Dès avant l’invasion mongole, le développement du premier empire russe était entravé par un mal intérieur, la division de la souveraineté. Tous les descendants de Rurik avaient droit à une part de l’héritage commun ou mieux de la propriété commune. L’aîné, le grand-kniaz dont la résidence était à Kief, n’avait sur les autres qu’une suprématie nominale. En deux ou trois générations, ce mode de partage amena le morcellement du pays à une sorte d’émiettement. Le système russe des apanages n’était point le système féodal de l’Occident ; il en différait par plusieurs traits et, au lieu d’en favoriser l’introduction, il l’empêcha plutôt. Malgré tous ces partages successifs, la souveraineté comme la nation restait une et indivisible, ou du moins était considérée comme telle : les Kniazes qui se la partageaient n’en avaient que l’usufruit, à peu près comme aujourd’hui, dans les communes de paysans, chaque membre du mir n’a que la jouissance temporaire de son lot de terre, le fonds, demeurant toujours à la communauté[1].

Pour que cette analogie fût plus grande, les princes apanagés passaient fréquemment d’un apanage à l’autre.
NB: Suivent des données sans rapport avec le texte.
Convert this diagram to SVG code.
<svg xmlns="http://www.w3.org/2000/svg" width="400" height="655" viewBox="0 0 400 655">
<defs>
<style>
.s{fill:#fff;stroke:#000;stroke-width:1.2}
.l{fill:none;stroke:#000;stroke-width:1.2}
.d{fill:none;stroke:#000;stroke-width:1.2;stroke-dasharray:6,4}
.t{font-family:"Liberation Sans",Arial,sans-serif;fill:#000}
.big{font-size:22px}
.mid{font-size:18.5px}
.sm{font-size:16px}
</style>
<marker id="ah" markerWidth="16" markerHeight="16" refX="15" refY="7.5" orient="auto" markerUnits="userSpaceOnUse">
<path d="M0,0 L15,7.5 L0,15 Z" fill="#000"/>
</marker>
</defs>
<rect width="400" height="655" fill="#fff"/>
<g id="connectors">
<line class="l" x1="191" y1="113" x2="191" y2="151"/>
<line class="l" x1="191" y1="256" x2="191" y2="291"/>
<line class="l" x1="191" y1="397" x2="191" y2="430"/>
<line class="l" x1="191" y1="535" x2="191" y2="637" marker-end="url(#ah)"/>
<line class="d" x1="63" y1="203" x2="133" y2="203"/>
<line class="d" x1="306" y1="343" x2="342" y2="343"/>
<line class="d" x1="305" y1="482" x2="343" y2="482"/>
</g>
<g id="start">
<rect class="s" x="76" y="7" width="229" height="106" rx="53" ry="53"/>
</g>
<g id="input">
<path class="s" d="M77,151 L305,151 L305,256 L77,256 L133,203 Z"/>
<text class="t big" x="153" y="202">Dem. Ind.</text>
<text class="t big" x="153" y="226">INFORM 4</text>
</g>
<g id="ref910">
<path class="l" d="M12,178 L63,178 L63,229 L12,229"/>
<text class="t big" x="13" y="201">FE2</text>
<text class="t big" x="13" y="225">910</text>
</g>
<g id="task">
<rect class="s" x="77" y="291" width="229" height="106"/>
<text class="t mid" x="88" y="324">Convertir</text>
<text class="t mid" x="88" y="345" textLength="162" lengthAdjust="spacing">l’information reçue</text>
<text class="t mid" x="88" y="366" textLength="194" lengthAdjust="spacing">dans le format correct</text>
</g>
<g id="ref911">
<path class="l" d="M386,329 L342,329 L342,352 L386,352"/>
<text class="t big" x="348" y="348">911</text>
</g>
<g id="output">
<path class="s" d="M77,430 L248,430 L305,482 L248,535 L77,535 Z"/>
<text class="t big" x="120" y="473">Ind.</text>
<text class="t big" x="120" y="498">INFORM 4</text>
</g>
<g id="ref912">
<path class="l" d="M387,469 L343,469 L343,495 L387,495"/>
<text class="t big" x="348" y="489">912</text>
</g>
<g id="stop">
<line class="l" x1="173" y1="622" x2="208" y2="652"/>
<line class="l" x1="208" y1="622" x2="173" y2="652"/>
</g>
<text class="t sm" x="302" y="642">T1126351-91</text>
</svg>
L’unité nationale était maintenue, ou mieux, elle était fondée par l’unité de la famille souveraine, par les prétentions des kniazes à l’héritage les uns des autres et au titre de grand-prince. La Russie formait une sorte de fédération

  1. Voyez plus bas les chapitres sur la propriété collective et les communautés de village. Le mot russe qui désigne les apanages princiers, oudél, signifiait part, portion, lot ; il a la même racine et presque le même sens que le mot nadél qui désigne le lot des paysans dans les terres communes.